日本人の教養ってこんなレベルまで落ちているのでしょうか。日本人であることをやめたくなるほどがっかりしています。
また、他人事なのにこんなふうな感じ方をする私は異常なのでしょうか。
また、ルーブル美術館に(フランス語は書けないので英語になりますが)手紙をだす、在パリ日本大使館の文化部に手紙を出す、等の方法で直してもらうことを考えていますが、どう思いますか?
五、オランダ人とフランス人
それから、オランダ人とフランス人についても思いを新たにしました。
オランダ人て私の性格に似ている、って思いました。
友達のユーディットに、最近あなたの国はワークシェアリングの成功と安楽死の合法化で有名よ、という話しをしました。
また、「なぜ飾り窓を合法にしているの」ときいたら、「適法でも違法でもいずれにせよ、そういったものは存在するでしょ、だったらちゃんと管理して病気の予防をしたり税金も取ったほうが合理的じゃない」とのこと。

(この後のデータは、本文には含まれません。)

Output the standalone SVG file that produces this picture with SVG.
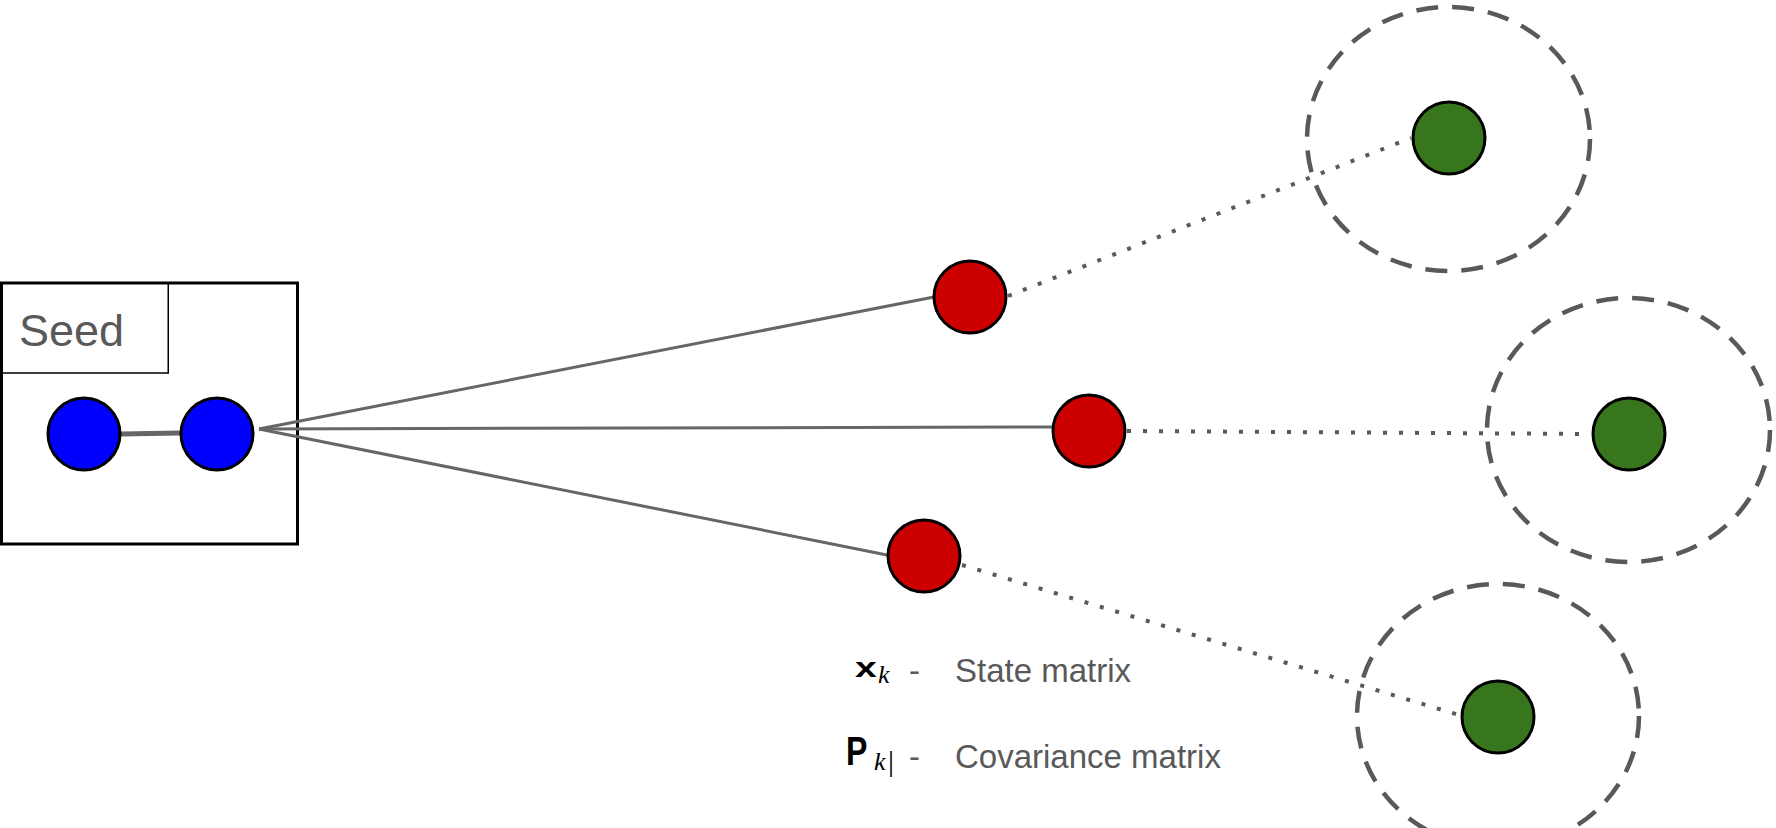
<svg xmlns="http://www.w3.org/2000/svg" width="1776" height="828" viewBox="0 0 1776 828">
<style>
.node{stroke:#000;stroke-width:3}
.blue{fill:#0000ff}
.red{fill:#cc0000}
.green{fill:#38761d}
.solid{stroke:#666;stroke-width:3;fill:none}
.dot{stroke:#595959;stroke-width:4;fill:none;stroke-dasharray:4 12}
.unc{stroke:#595959;stroke-width:4.5;fill:none;stroke-dasharray:22 14}
.lbl{font-family:"Liberation Sans",Arial,sans-serif;fill:#595959}
.math{font-family:"Liberation Sans",Arial,sans-serif;font-weight:bold;fill:#000}
.sub{font-family:"Liberation Serif","Times New Roman",serif;font-style:italic;fill:#000}
</style>
<rect width="1776" height="828" fill="#fff"/>
<g id="seed">
<rect x="1.5" y="283" width="296" height="261" fill="none" stroke="#000" stroke-width="3"/>
<rect x="0.75" y="283" width="167.5" height="90" fill="none" stroke="#000" stroke-width="1.5"/>
<text class="lbl" x="19" y="346" font-size="45">Seed</text>
</g>
<g id="connectors">
<line x1="121" y1="434" x2="180" y2="433" stroke="#666" stroke-width="5"/>
<line class="solid" x1="259" y1="429" x2="934" y2="297"/>
<line class="solid" x1="259" y1="429" x2="1052" y2="427"/>
<line class="solid" x1="259" y1="429" x2="887" y2="555"/>
<line class="dot" x1="1008" y1="296" x2="1411" y2="138"/>
<line class="dot" x1="1127" y1="431" x2="1591" y2="434"/>
<line class="dot" x1="962" y1="565" x2="1459" y2="715"/>
</g>
<g id="blue1"><circle class="node blue" cx="84" cy="434" r="36"/></g>
<g id="blue2"><circle class="node blue" cx="217" cy="434" r="36"/></g>
<g id="red1"><circle class="node red" cx="970" cy="297" r="36"/></g>
<g id="red2"><circle class="node red" cx="1089" cy="431" r="36"/></g>
<g id="red3"><circle class="node red" cx="924" cy="556" r="36"/></g>
<g id="green1">
<ellipse class="unc" cx="1448.5" cy="139" rx="141.5" ry="132"/>
<circle class="node green" cx="1449" cy="138" r="36"/>
</g>
<g id="green2">
<ellipse class="unc" cx="1628.5" cy="430" rx="141.5" ry="132"/>
<circle class="node green" cx="1629" cy="434" r="36"/>
</g>
<g id="green3">
<ellipse class="unc" cx="1498" cy="716" rx="141" ry="132"/>
<circle class="node green" cx="1498" cy="717" r="36"/>
</g>
<g id="legend">
<text class="math" transform="translate(855 677) scale(1.45 1)" font-size="27">x</text>
<text class="sub" x="878" y="683" font-size="26">k</text>
<text class="lbl" x="909" y="682" font-size="33">-</text>
<text class="lbl" x="955" y="682" font-size="33">State matrix</text>
<text class="math" transform="translate(846 765) scale(0.8 1)" font-size="40">P</text>
<text class="sub" x="874" y="770" font-size="26">k</text>
<text x="888" y="771" font-size="30" font-family="'Liberation Serif',serif" fill="#000">|</text>
<text class="lbl" x="909" y="768" font-size="33">-</text>
<text class="lbl" x="955" y="768" font-size="33">Covariance matrix</text>
</g>
</svg>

ちょっとした公園にも点字ボードがあるし、道路には獣道のトンネルがあるし、老人用施設もモダンできれい。弱者や環境にはやさしいんです。
そうなんです。徹底した合理主義で、表面だけのきれい事が大嫌いで、お世辞やお追従も苦手で、でも本当は誠実で弱いもののことを考えている。
英語がすごくよく通じるのも北欧とここで一ニを争う感じです。
フランス人は、苦手です。フランスファンの方、ごめんなさい。
まず、はっきりいって怠け者、そしていいかげん。
パンフレットの基本的な開館時間の誤りをはじめ、約束違反ばかり。
美術館の職員も、自分たちが時間通りに帰りたいものだから30分前には客を追い出しにかかる。たいてい自分の配置にはいず、隣の部屋で同僚としゃべくっている。禁止のフラッシュ撮影をしても誰一人注意しない。カタログに載っている作品を示して「この部屋のどこにあるのか」と聞いても、「知らない」と答えたり、あごをしゃくるだけ。脳みそのある動物だったら、「門前の小僧習わぬ経を覚える」じゃないけど、どうせそこにいなければならないなら、自分の受け持ちの部屋くらい作品を鑑賞したらどうなのか?そのくせ白人の客には親切。
その姿を見て、一等客用の待合室のトイレが三週間壊れたままでも同僚と喋ったりトランプしたりしている中国人の服務員を思い出しました。中国人とフランス人て似ているっていわれているらしいですね。
ある夜、ちょっと気分が悪くて、ホテルの部屋から電話でモーニングコールを頼もうとしたら、フロントがずっと話し中です。もうパジャマに着替えていたのですが、仕方なく上着をはおってフロントに降りて行ったら、従業員が電話で話しこんでいます。文句言ったら「イタリアから友達が架けてきたんだよ,切れないだろ?」っていうんですよ。
最後の日、ぎりぎりまで美術館にいたかったので、2日前にシャトルバスを20時半に頼んだら、他の客の都合で20時にしてくれと。
当日は遅れに遅れ結局20時半ですよ.来たのは。でも謝りもしない。
空港までずっと英語で嫌味言っていました。What a developed country! I feel sorry for
the other member countries of EU to have France. You will live on what your
ancestors left forever! 一生祖先の遺産で食ってろ!とかね。でも「だからワールドカッ
プで負けるのよ」は、英語で言うと殺されかねないので日本語にしておきました。
10年前も犬の糞の多さにびっくりし、いくら芸術の都といってもこんなことして平気なやつらは絶対に信用しない!と心に決め、香港でも犬の糞を見るたび「近所に住んでるフランス人に違いない」と毒づいていたほどでしたが、今回もフランス嫌いの気持ちを新たにしました。それにしても、どうして、フランス人であるとか、フランス語をしゃべるというだけで、自分たちは世界一、なんていう根拠のないプライドを持てるのか、全く不思議ですよ。
フランス語が外国語として勉強するものとしてメジャーなのも、フランス人が英語できない(また話さない)という要素が大きいしね。ユーディットもいっていましたよ。オランダ人はつい英語に切り替えちゃうから、外国人はオランダ語がなかなか上達しないって。
言いたい放題,失礼しました。
でも、日本の過去の経済発展の理由もよくわかりますよね。
ひとりひとりの労働者がなるべく手を抜いて早く帰りたい、と思う代わりに、なるべくいい仕事をして、認められたいと思って働いたらどうなるか、その見本が戦後日本でしょう。
でも、そのかわり日本人は物理的にはquality of lifeを失い、精神的には「みんな同じじゃ
なきゃだめ」というプレッシャーに苦しめられる。
よいサービスを享受することと、quality of life、個人の本当の意味での自由や自立は両
立しないものなのだろうか、という永遠に解決できない疑問に突き当たるのはこういう時です。